João Ferreira, eurodeputado comunista, também acha que "é possível em Portugal operar-se uma rotura com 38 anos de política de direita" e, mais do que isso, assume que "existem as forças necessárias para operar essa mudança". Os comunistas, garante, estão empenhados "na convergência de todos os sectores, forças e personalidades democráticos", acreditam que o objetivo é viável, mas também sabem que é melhor refrear os ânimos de quem quer trazer o caso grego diretamente para Portugal. "São países diferentes, com culturas, experiências e percursos históricos diferentes", diz João Ferreira ao Expresso. "Não é nem possível nem adequado fazer transposições mecânicas", apesar de as marcas de austeridade terem feito de gregos e portugueses iguais "vítimas dos terríveis resultados das orientações da União Europeia".
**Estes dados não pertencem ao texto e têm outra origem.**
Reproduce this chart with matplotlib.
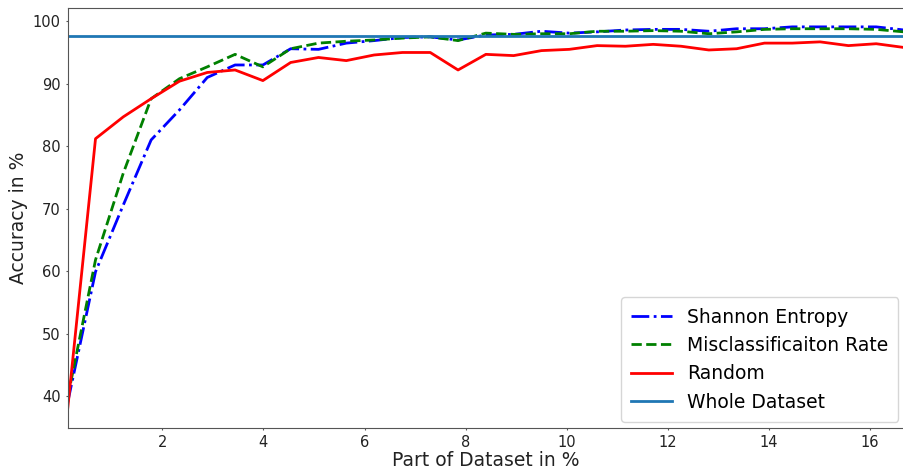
import matplotlib
matplotlib.use("Agg")
import matplotlib.pyplot as plt

x_vals = [0.13, 0.68, 1.23, 1.78, 2.34, 2.89, 3.44, 3.99, 4.54, 5.09, 5.64,
          6.19, 6.75, 7.30, 7.85, 8.40, 8.95, 9.50, 10.05, 10.60, 11.16,
          11.71, 12.26, 12.81, 13.36, 13.91, 14.46, 15.01, 15.57, 16.12, 16.67]

shannon = [39.0, 59.9, 70.6, 81.0, 85.8, 91.0, 93.0, 93.0, 95.6, 95.5, 96.5,
           96.9, 97.4, 97.5, 97.0, 97.8, 97.9, 98.4, 98.1, 98.3, 98.6,
           98.7, 98.7, 98.4, 98.8, 98.8, 99.1, 99.1, 99.1, 99.1, 98.6]

misclass = [39.8, 61.8, 75.7, 87.6, 90.8, 92.7, 94.7, 92.7, 95.6, 96.5, 96.8,
            97.0, 97.3, 97.5, 96.9, 98.1, 97.9, 98.0, 98.0, 98.4, 98.4,
            98.5, 98.4, 98.0, 98.3, 98.7, 98.8, 98.8, 98.8, 98.7, 98.3]

random_sel = [38.0, 81.2, 84.7, 87.6, 90.4, 91.8, 92.2, 90.5, 93.4, 94.2, 93.7,
              94.6, 95.0, 95.0, 92.2, 94.7, 94.5, 95.3, 95.5, 96.1, 96.0,
              96.3, 96.0, 95.4, 95.6, 96.5, 96.5, 96.7, 96.1, 96.4, 95.8]

whole_dataset = 97.7

x_ticks = [2, 4, 6, 8, 10, 12, 14, 16]
y_ticks = [40, 50, 60, 70, 80, 90, 100]

fig = plt.figure(figsize=(9.04, 4.69), dpi=100)
ax = fig.add_axes([0.0749, 0.088, 0.9251, 0.894])

ax.plot(x_vals, shannon, color="blue", linestyle="-.", linewidth=2, label="Shannon Entropy")
ax.plot(x_vals, misclass, color="green", linestyle="--", linewidth=2, label="Misclassificaiton Rate")
ax.plot(x_vals, random_sel, color="red", linestyle="-", linewidth=2, label="Random")
ax.axhline(whole_dataset, color="#1f77b4", linewidth=2, label="Whole Dataset")

ax.set_xlim(x_vals[0], x_vals[-1])
ax.set_ylim(34.93, 102.05)
ax.set_xticks(x_ticks)
ax.set_yticks(y_ticks)
ax.tick_params(labelsize=10.5, colors="#555555", labelcolor="#222222",
               length=1.6, pad=3.6)
for s in ax.spines.values():
    s.set_color("#555555")

ax.set_xlabel("Part of Dataset in %", fontsize=13.5, color="#222222", labelpad=1)
ax.set_ylabel("Accuracy in %", fontsize=13.5, color="#222222", labelpad=3)

ax.legend(loc="lower right", fontsize=13.5, borderpad=0.55, handlelength=2.15,
          bbox_to_anchor=(1.0, 0.0), borderaxespad=0.3)

fig.savefig("out.png", dpi=100)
Paulo Rangel, do outro lado do espectro político, tem uma leitura diferente da realidade da esquerda portuguesa. "A nossa esquerda radical até tem, como sempre teve, uma expressão eleitoral bem maior do que noutros países." Quer isto dizer que, para o eurodeputado do PSD, comunistas e bloquistas "são politicamente bem mais relevantes do que acontece em qualquer outro país da UE". Aparentemente, partiriam com vantagem, Mas o que os diferencia do Syriza é "a falta de vontade de se afirmarem como partidos de poder", diz Rangel, para quem a opção do PCP e do BE pelo "estatuto de partido de protesto" é a razão principal de se manterem distantes do percurso do Syriza grego.

Aliás, Paulo Rangel reconhece que o partido de Tsipras "mudou muito nos últimos anos", acha que foi capaz de montar "uma autêntica operação de relações públicas e de comunicação" para se aproximar das instâncias europeias.

Na verdade, querer chegar ao poder não basta, num país que integra o euro, está financeiramente dependente da ajuda externa e obrigado a negociações diretas com as autoridades da UE. "Foi visível o esforço feito pelo Syriza em Bruxelas, junto da Comissão e do Parlamento Europeu", diz Paulo Rangel.

O partido grego tem seis eurodeputados que se desmultiplicaram em "encontros formais e informais" com os outros grupos parlamentares europeus no sentido de "construir um discurso consistente e capaz de ser entendido como de diálogo". Desta "suavização da mensagem" do Syriza fazem parte as constantes garantias de que o partido não sairá do euro, uma referência constante nas últimas intervenções de Alexis Tsipras. Afinal de contas, por mais folgada que possa ser a vitória no próximo domingo, o day after do Syriza já está traçado: o acordo com a União Europeia é inevitável e mandam as regras que não se ataquem os credores antes de ter o cheque nas mãos.